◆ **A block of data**
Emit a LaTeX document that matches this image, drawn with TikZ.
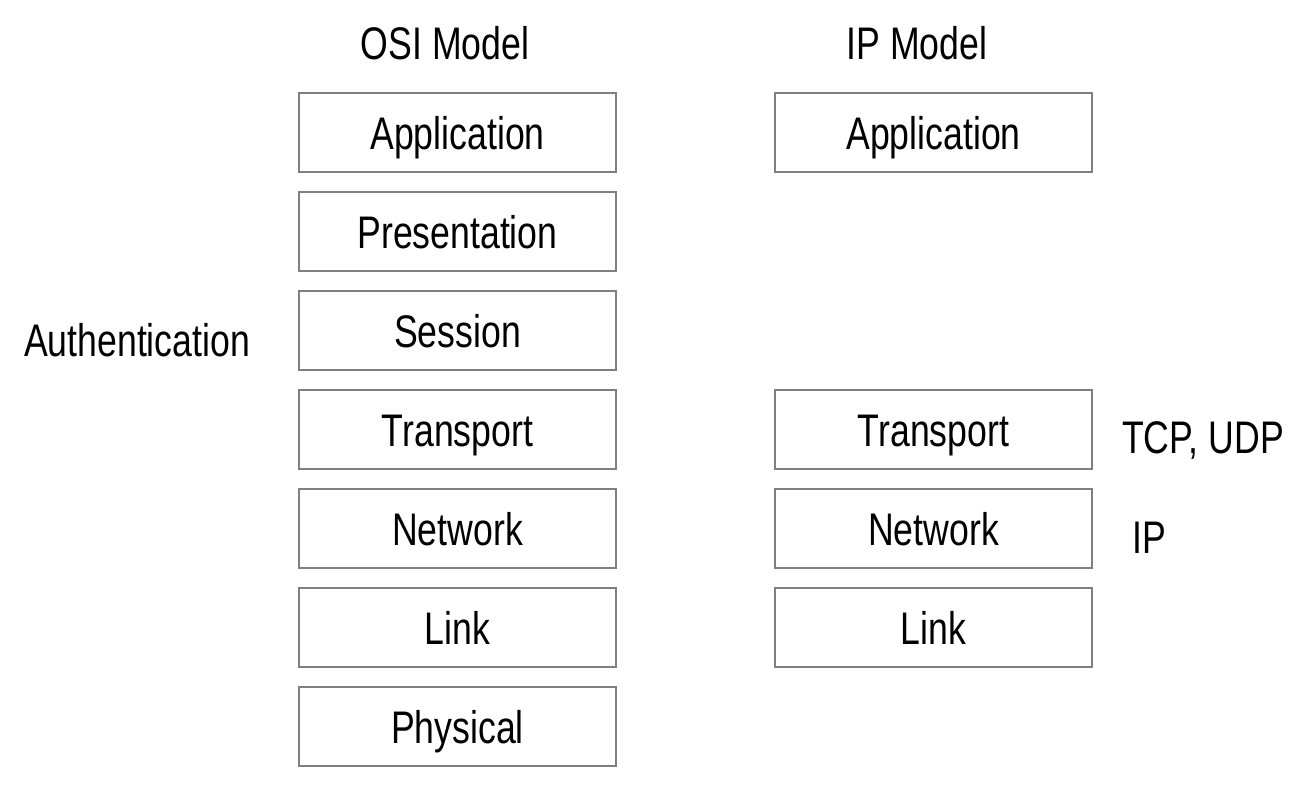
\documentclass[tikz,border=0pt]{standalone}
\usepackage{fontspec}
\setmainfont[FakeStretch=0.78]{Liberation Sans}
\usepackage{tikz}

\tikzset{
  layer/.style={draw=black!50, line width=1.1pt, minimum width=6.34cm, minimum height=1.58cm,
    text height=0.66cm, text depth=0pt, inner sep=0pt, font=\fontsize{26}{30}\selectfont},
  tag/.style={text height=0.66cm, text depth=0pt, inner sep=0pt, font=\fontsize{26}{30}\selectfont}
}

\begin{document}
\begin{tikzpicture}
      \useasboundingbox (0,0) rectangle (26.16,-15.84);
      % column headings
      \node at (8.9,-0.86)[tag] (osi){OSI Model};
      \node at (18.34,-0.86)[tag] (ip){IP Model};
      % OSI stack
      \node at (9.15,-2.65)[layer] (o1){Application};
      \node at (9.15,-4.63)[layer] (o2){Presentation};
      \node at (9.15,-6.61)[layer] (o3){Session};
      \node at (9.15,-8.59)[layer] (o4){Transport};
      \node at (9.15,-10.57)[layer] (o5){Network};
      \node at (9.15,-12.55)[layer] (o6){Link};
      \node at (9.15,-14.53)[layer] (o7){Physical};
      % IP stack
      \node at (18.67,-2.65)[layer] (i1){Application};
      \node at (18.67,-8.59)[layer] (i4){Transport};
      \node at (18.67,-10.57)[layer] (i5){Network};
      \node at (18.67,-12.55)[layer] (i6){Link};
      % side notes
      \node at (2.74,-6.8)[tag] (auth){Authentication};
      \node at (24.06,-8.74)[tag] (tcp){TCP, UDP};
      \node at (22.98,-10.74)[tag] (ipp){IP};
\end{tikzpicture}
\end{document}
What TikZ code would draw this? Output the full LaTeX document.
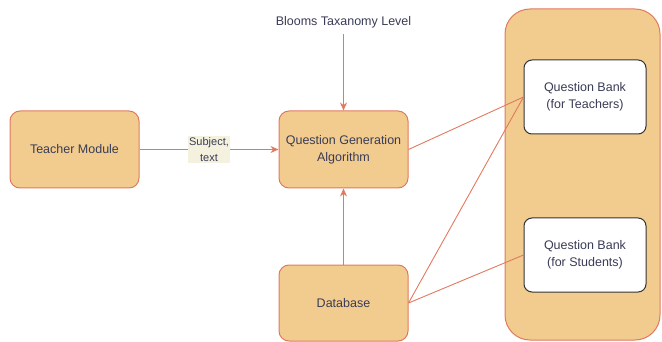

◆ **GOAL**
Without the pictures, repeat the listing above exactly.

◆ **SOLUTION**
Emit a LaTeX document that matches this image, drawn with TikZ.
\documentclass[tikz,border=0pt]{standalone}
\usepackage{fontspec}
\setmainfont[FakeStretch=0.78]{Liberation Sans}
\usepackage{tikz}

\tikzset{
  layer/.style={draw=black!50, line width=1.1pt, minimum width=6.34cm, minimum height=1.58cm,
    text height=0.66cm, text depth=0pt, inner sep=0pt, font=\fontsize{26}{30}\selectfont},
  tag/.style={text height=0.66cm, text depth=0pt, inner sep=0pt, font=\fontsize{26}{30}\selectfont}
}

\begin{document}
\begin{tikzpicture}
      \useasboundingbox (0,0) rectangle (26.16,-15.84);
      % column headings
      \node at (8.9,-0.86)[tag] (osi){OSI Model};
      \node at (18.34,-0.86)[tag] (ip){IP Model};
      % OSI stack
      \node at (9.15,-2.65)[layer] (o1){Application};
      \node at (9.15,-4.63)[layer] (o2){Presentation};
      \node at (9.15,-6.61)[layer] (o3){Session};
      \node at (9.15,-8.59)[layer] (o4){Transport};
      \node at (9.15,-10.57)[layer] (o5){Network};
      \node at (9.15,-12.55)[layer] (o6){Link};
      \node at (9.15,-14.53)[layer] (o7){Physical};
      % IP stack
      \node at (18.67,-2.65)[layer] (i1){Application};
      \node at (18.67,-8.59)[layer] (i4){Transport};
      \node at (18.67,-10.57)[layer] (i5){Network};
      \node at (18.67,-12.55)[layer] (i6){Link};
      % side notes
      \node at (2.74,-6.8)[tag] (auth){Authentication};
      \node at (24.06,-8.74)[tag] (tcp){TCP, UDP};
      \node at (22.98,-10.74)[tag] (ipp){IP};
\end{tikzpicture}
\end{document}
What TikZ code would draw this? Output the full LaTeX document.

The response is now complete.